The Australian media today flayed Ricky Ponting and his teammates for the "insipid" loss against India in the second Test and said the humiliation at Mohali reinforced India's new-found domination against the world champions.
Under the headline 'Era of domination at an end', 'The Australian' said the "insipid 320-run loss reinforces India's new-found domination against Australia (with) two wins and two draws since narrowly losing the spiteful Sydney Test."
"India has turned world cricket upside down by bullying Australia into submission, leaving the fast-fading world champion in danger of losing Border-Gavaskar Trophy," it said.
'Daily Telegraph' said Australian cricket team hit a generational low with its demoralising defeat by a rampaging India, adding the team had been brutally exposed without the retired greats Adam Gilchrist, Glenn McGrath and Shane Warne.

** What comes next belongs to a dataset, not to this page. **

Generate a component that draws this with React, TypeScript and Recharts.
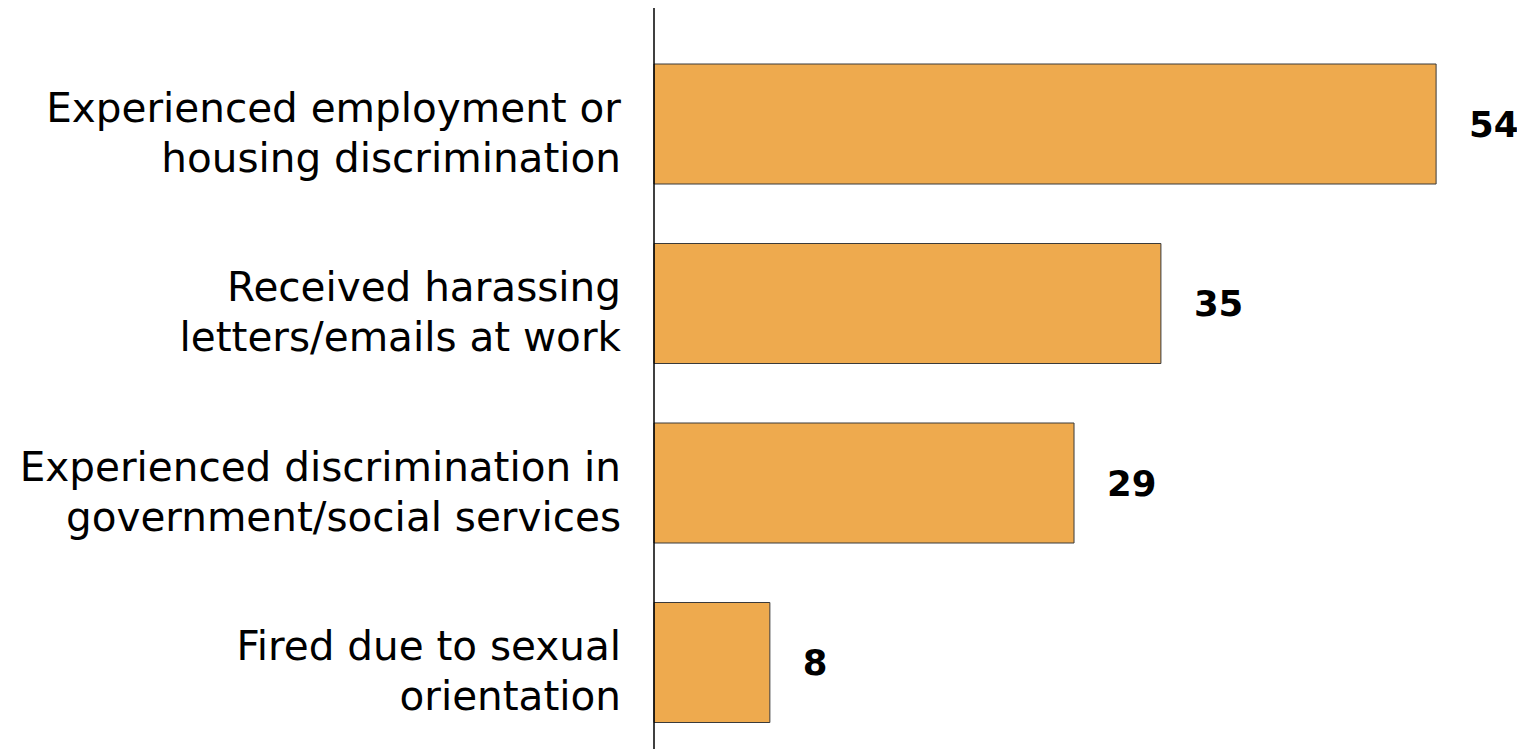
import React from "react";
import { Bar, BarChart, LabelList, XAxis, YAxis } from "recharts";

const categories = [
  "Experienced employment or\nhousing discrimination",
  "Received harassing\nletters/emails at work",
  "Experienced discrimination in\ngovernment/social services",
  "Fired due to sexual\norientation",
];
const values = [54, 35, 29, 8];

const data = categories.map((name, i) => ({ name, value: values[i] }));

const FONT = "'DejaVu Sans', Verdana, sans-serif";

function CategoryTick(props: any) {
  const { x, y, payload } = props;
  const lines = String(payload.value).split("\n");
  const lh = 50;
  const start = -((lines.length - 1) * lh) / 2 + 9;
  return (
    <text x={x - 25} y={y} textAnchor="end" fontFamily={FONT} fontSize={40.5} fill="#000">
      {lines.map((l, i) => (
        <tspan key={i} x={x - 25} y={y + start + i * lh} dy="0.35em">
          {l}
        </tspan>
      ))}
    </text>
  );
}

export default function App() {
  return (
    <div style={{ width: 1517, height: 744 }}>
      <BarChart
        width={1517}
        height={744}
        data={data}
        layout="vertical"
        margin={{ top: 0, right: 2, bottom: 0, left: 0 }}
      >
        <XAxis type="number" domain={[0, 60]} hide />
        <YAxis
          type="category"
          dataKey="name"
          width={646}
          padding={{ top: 26, bottom: 0 }}
          axisLine={{ stroke: "#000", strokeWidth: 1.5 }}
          tickLine={false}
          tick={<CategoryTick />}
          interval={0}
        />
        <Bar dataKey="value" fill="#EEAA4E" stroke="#3a3a3a" strokeWidth={1} barSize={120} isAnimationActive={false}>
          <LabelList
            dataKey="value"
            position="right"
            offset={33}
            fill="#000"
            fontFamily={FONT}
            fontWeight="bold"
            fontSize={35.5}
          />
        </Bar>
      </BarChart>
    </div>
  );
}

"Australia has been seriously outplayed and out-verballed in the match. A colossus which strode the world virtually unchallenged for more than a decade, Australia is now finding that India is treating it in the same way that Australia confronted the West Indies to claim the world crown in 1995.
"Australia has done well over the last year or so to cover the chasm left by retiring greats McGrath, Warne and Gilchrist, but they have been brutally exposed here," it said.
The Australians were outclassed and humbled and they caved in with their tails hanging between their legs, 'Sydney Morning Herald' said in a piece by commentator Peter Roebuck.
"Australia have lost before but it's been a long time since they were so comprehensively taken apart. No one expected them to be brushed away like dust off a table. No one expected them to cave in or depart with their tails hanging between their legs."
Roebuck took potshots at Ponting who claimed before the series that India were "trapped in a time warp" and his team would employ a "new age game" to get the better of the hosts.
"The Australians were humbled. Now comes the time to be humble. Ricky Ponting's team was outbatted, outbowled, outfielded, out-thought, outrun, outcaptained and outclassed. India played an aggressive game with cool heads. With Australia it was the reverse.
"So much for the new age Ponting proclaimed at the start of series. So much for designation of the hosts as trapped in a time warp. Arrogance of that sort often rebounds," he wrote.
"The result was not a complete surprise. India's great players have outlasted their counterparts -- besides which, Australia had not defeated these opponents legitimately since the Boxing Day Test (in Melbourne in India's tour Down Under).
"Betrayed at the SCG, India have won two and drawn two of the ensuing Tests. Moreover, they had grown stronger even as the visitors faded. India's opening batsmen and new-ball bowlers dominated this contest. None of them played in Melbourne. Defeat has been coming.
"Since the retirement of McGrath, Warne and Gilchrist, the Australians have been living on borrowed time. It is not possible to replace great cricketers with good cricketers and retain the same standard."
'The Age' said in the absence of Warne, McGrath and Gilchrist, the Australians are no more the formidable side they once were.
"Of course, the flaws of beaten sides always are more obvious than their strengths. But India in this match made Australia look as Australia has frequently made others look.
"There was never going to be another Warne, and another Gilchrist. For now, Australia will have to make do with mere mortals. Increasingly, it is proving a humbling experience."